While I did not know what I knew, it was becoming abundantly clear that the course which had been charted could not hold very much longer. And so, it transpired. The false cares took care of themselves, in that the house of cards which had been so diligently erected was demolished in one fell swoop in the summer of 2003. By the autumn there was no longer a job, a marriage, a family home, even an attempt to uphold the façade of the successful manager; there was no hope.

Upon reaching out for help, hope is the first thing which was rekindled. People who hade been at that low point (we call it `rock bottom´) related their stories of woe and recovery. They seemed healthy and content with their lot, were actively involved in their newly chosen communities and seemed to have found a deeper meaning in life, that of being useful and of service to their fellows.

My new friends said that the old life, the life of playing God and directing a symphony of false cares, had to be abandoned. It would be replaced by a life of sanity and purpose. But what if one abandons all, and there be no such life?´

That was the crux. It felt like a circus acrobat in action, being exhorted to let go of the current swing while still not being able to see where the other was to be reached, or even if it existed at all. This suspended animation was the state in which my life unfolded for many weeks and months, even years. `Trust the process, clean up the wreckage of your past, and help others´ was the mantra in those AA rooms which had, by now, become my new home.

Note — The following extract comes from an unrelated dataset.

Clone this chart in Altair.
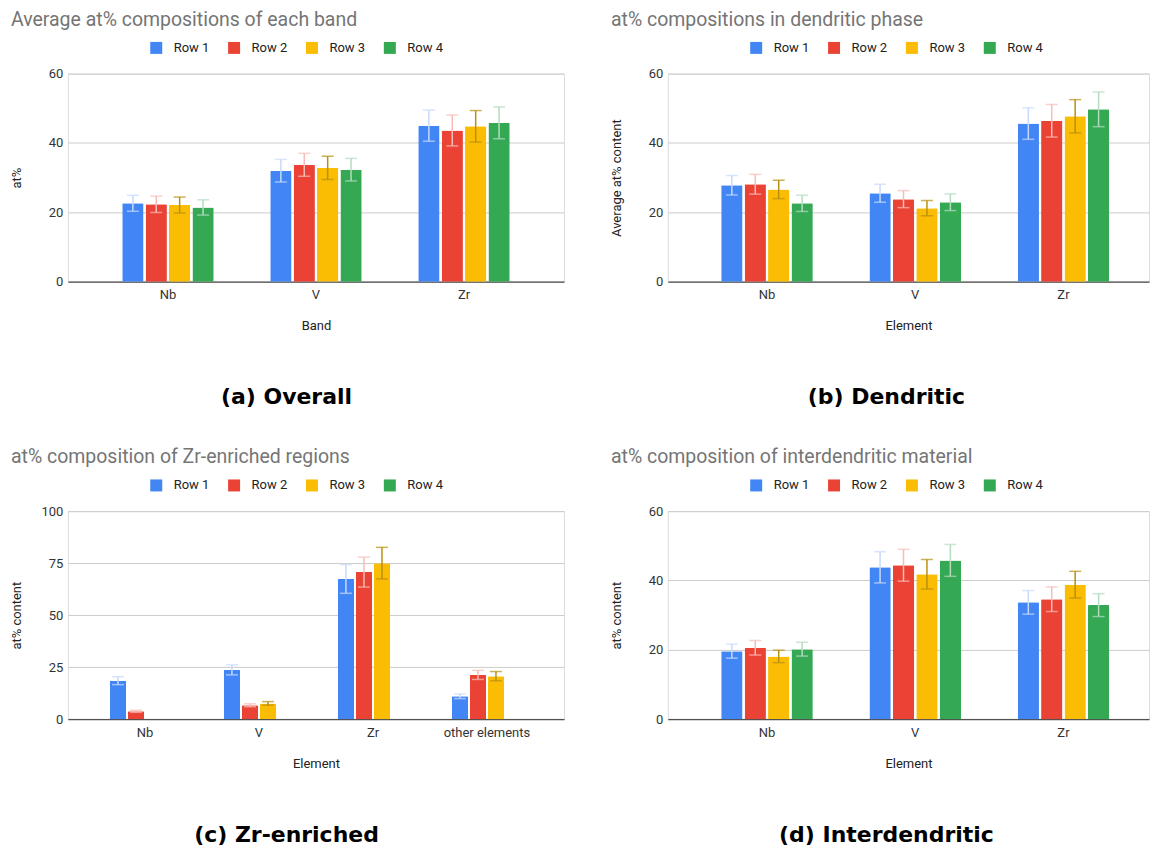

We let go in stages, it seems. Letting go of alcohol as an alcoholic is very different to letting go of life as a human being. It can be achieved and does work, especially thanks to the encouragement and guidance of those who have been on the journey somewhat longer and have been generous with their time and energy when it comes to helping the newcomers.

But obviously we cannot transmit what we haven’t got. The key to sustained recovery is the daily cultivation of that which we did not know we knew, after having discovered it, sometimes quickly, sometimes slowly, always deep within oneself, in a vibrant and loving community that truly knows.